> _Description of the task_
Which lines hold the word "chart"? Copy each one.

> _Code that draws figures_
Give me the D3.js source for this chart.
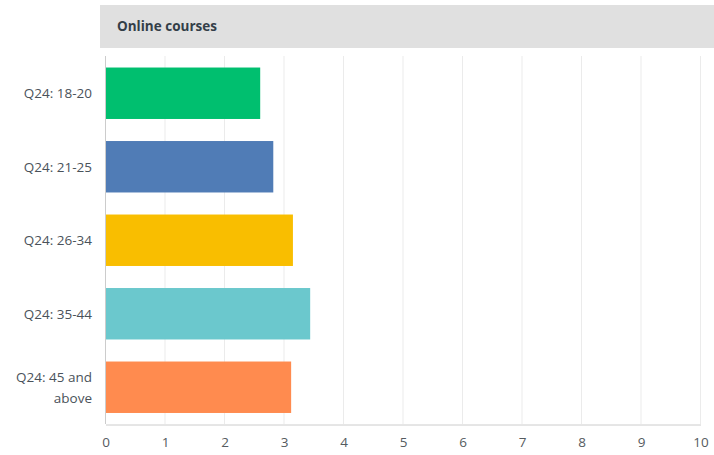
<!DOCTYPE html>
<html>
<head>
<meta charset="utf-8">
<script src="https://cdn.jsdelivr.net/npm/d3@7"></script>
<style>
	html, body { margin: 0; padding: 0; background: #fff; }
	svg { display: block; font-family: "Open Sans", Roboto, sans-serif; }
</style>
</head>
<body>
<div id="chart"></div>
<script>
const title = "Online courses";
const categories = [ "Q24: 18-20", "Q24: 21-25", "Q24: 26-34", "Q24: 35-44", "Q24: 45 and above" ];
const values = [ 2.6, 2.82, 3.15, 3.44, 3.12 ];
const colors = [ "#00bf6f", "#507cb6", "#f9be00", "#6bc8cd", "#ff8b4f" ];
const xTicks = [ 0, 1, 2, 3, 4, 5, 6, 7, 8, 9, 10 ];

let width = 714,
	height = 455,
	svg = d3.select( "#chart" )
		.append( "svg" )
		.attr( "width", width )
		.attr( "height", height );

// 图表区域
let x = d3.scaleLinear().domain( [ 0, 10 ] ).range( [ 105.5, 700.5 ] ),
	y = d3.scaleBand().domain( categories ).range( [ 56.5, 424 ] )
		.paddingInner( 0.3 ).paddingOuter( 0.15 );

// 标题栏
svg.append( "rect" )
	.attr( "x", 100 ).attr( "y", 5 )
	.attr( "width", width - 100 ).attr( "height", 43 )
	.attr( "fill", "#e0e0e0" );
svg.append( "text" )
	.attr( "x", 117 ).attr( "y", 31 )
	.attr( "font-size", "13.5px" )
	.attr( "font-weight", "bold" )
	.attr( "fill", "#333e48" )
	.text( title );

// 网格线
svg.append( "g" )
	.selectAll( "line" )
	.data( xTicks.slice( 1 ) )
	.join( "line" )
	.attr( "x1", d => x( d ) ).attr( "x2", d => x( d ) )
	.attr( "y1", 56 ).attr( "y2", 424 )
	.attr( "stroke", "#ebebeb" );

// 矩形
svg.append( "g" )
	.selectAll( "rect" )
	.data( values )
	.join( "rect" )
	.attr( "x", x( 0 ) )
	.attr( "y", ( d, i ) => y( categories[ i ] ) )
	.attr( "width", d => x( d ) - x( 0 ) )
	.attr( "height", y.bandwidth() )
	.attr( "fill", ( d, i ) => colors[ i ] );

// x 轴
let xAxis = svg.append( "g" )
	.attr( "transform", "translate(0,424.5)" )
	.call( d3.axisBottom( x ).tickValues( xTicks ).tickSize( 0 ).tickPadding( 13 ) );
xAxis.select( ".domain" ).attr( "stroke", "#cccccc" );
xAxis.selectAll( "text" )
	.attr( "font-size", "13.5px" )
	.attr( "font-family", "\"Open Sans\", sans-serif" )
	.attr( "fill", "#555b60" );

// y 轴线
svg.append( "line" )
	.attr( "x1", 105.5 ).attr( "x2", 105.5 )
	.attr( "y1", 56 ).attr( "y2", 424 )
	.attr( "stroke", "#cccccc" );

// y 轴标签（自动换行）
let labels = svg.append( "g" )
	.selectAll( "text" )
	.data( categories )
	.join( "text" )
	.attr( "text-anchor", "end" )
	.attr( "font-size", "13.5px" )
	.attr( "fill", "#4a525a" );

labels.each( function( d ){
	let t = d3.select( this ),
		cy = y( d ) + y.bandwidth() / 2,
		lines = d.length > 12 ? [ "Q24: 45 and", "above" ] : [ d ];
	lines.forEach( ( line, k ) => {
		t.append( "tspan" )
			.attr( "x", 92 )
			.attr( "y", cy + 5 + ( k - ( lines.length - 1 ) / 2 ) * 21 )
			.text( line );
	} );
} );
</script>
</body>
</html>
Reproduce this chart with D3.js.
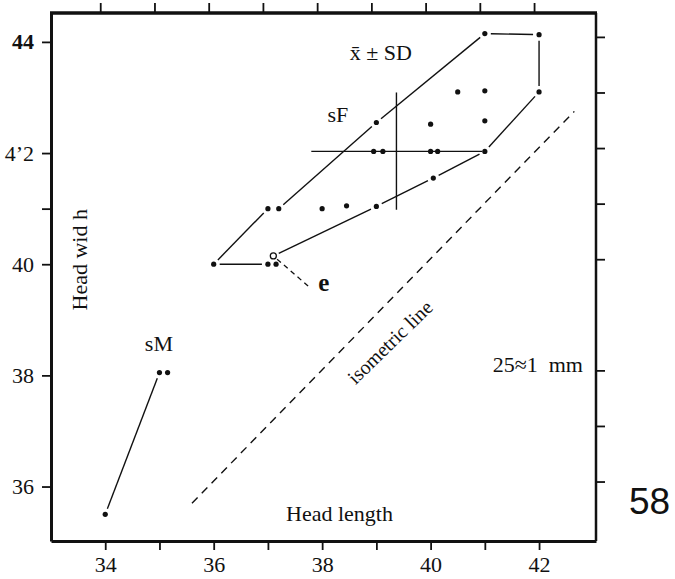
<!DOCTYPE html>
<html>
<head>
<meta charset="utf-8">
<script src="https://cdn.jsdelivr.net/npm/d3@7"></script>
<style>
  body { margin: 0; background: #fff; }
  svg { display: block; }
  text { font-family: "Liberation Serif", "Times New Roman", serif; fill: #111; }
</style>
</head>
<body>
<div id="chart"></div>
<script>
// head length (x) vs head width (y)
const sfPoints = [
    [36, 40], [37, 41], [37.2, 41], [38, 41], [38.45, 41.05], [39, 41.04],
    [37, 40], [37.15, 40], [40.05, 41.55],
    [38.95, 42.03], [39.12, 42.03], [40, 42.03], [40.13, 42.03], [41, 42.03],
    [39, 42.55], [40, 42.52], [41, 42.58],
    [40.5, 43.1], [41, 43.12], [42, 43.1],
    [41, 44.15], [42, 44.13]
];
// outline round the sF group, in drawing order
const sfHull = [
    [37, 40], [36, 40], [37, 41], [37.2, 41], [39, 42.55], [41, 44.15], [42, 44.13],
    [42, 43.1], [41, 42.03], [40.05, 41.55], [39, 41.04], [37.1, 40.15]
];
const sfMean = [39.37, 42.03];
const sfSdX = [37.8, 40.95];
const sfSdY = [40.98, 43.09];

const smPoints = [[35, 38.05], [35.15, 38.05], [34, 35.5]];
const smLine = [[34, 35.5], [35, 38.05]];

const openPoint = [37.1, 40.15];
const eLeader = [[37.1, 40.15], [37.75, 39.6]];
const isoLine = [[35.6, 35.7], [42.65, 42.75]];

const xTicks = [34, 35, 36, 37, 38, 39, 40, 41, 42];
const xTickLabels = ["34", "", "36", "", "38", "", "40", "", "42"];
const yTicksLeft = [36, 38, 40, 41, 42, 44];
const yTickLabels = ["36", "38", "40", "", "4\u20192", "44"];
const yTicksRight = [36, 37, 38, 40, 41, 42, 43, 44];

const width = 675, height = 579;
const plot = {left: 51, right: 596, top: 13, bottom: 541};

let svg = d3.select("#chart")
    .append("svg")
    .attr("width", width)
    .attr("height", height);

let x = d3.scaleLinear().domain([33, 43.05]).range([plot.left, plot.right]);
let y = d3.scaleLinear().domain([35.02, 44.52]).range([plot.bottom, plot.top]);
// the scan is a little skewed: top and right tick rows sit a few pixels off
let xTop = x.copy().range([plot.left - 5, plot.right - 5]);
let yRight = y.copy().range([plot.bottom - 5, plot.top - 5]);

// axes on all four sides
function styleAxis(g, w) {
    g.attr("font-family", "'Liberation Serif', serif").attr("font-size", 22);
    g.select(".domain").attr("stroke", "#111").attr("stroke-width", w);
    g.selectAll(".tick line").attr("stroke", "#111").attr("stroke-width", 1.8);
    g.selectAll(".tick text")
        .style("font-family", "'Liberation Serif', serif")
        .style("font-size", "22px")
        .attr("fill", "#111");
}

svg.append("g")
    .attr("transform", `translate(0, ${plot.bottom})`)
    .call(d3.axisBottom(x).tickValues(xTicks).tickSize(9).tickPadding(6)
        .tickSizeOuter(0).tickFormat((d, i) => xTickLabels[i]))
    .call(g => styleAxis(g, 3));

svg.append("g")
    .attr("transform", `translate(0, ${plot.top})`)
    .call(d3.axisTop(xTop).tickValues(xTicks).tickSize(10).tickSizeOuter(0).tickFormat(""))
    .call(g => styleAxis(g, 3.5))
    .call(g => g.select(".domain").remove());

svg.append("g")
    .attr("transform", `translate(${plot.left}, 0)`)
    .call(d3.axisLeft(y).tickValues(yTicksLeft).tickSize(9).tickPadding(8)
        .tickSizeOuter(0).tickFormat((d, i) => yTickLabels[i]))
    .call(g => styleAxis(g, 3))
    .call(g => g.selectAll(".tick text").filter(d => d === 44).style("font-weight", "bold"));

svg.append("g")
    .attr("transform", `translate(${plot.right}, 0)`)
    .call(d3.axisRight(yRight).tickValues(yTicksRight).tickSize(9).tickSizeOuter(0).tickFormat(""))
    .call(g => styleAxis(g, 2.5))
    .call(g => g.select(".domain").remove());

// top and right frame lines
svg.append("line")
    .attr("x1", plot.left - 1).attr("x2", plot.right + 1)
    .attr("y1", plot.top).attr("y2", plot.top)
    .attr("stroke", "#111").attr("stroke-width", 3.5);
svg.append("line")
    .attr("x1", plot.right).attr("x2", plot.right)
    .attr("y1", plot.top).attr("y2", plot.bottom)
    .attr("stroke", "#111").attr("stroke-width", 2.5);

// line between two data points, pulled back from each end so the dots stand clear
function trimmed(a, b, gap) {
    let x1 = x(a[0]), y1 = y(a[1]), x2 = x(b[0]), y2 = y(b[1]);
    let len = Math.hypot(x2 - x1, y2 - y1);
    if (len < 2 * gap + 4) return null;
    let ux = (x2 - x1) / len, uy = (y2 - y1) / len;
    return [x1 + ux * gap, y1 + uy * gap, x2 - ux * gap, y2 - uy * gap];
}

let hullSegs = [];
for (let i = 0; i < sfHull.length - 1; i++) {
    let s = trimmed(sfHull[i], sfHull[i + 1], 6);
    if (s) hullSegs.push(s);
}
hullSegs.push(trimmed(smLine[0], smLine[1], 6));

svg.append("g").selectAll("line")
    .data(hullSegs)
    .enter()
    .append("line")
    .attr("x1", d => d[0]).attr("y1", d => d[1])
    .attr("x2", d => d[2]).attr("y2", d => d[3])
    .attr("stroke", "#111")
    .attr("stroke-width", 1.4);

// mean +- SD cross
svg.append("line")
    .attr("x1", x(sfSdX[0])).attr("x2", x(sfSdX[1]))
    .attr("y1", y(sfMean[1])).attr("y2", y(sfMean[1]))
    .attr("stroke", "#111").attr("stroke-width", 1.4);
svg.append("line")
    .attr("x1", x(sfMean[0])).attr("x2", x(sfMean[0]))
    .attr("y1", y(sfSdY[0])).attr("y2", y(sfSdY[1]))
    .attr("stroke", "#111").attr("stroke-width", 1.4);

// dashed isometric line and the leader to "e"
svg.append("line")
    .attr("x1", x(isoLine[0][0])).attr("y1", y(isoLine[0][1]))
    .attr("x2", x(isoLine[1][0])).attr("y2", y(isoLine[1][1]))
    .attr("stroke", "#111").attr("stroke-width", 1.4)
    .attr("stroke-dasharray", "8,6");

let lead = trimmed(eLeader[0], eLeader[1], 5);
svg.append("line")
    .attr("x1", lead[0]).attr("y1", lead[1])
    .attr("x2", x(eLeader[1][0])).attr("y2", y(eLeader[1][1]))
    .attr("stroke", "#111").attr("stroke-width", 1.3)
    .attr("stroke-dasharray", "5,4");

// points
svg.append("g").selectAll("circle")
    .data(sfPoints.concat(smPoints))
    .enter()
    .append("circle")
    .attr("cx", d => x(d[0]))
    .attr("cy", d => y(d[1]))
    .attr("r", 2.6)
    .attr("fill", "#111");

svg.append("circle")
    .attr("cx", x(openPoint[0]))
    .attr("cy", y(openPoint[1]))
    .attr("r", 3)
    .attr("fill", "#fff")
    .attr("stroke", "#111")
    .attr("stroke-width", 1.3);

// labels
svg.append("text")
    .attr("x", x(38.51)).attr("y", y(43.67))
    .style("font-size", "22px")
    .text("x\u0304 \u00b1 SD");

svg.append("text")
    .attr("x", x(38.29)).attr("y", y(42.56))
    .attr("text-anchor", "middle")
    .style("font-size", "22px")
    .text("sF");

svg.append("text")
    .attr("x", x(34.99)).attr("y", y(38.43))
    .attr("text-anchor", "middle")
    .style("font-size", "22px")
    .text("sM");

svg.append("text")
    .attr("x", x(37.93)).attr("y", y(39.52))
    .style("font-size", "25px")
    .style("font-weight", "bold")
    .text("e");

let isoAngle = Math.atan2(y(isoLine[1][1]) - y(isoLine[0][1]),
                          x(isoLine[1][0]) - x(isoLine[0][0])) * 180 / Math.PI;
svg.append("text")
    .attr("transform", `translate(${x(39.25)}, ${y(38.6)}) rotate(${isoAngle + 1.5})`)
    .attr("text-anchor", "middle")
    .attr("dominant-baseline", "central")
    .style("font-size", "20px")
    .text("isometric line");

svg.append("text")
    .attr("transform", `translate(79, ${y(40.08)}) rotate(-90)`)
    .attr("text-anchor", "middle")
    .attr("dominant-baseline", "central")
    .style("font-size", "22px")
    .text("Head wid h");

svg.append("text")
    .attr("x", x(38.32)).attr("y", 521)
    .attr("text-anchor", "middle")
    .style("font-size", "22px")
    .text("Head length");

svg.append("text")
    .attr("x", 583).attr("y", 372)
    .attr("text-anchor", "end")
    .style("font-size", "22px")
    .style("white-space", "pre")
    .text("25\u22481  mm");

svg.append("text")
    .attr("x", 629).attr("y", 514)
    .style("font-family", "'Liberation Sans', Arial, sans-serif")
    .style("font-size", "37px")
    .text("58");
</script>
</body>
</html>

> _Answer below_
Give me the D3.js source for this chart.
<div id="chart"></div>
	svg = d3.select( "#chart" )
Reproduce this chart with D3.js.
<div id="chart"></div>
let svg = d3.select("#chart")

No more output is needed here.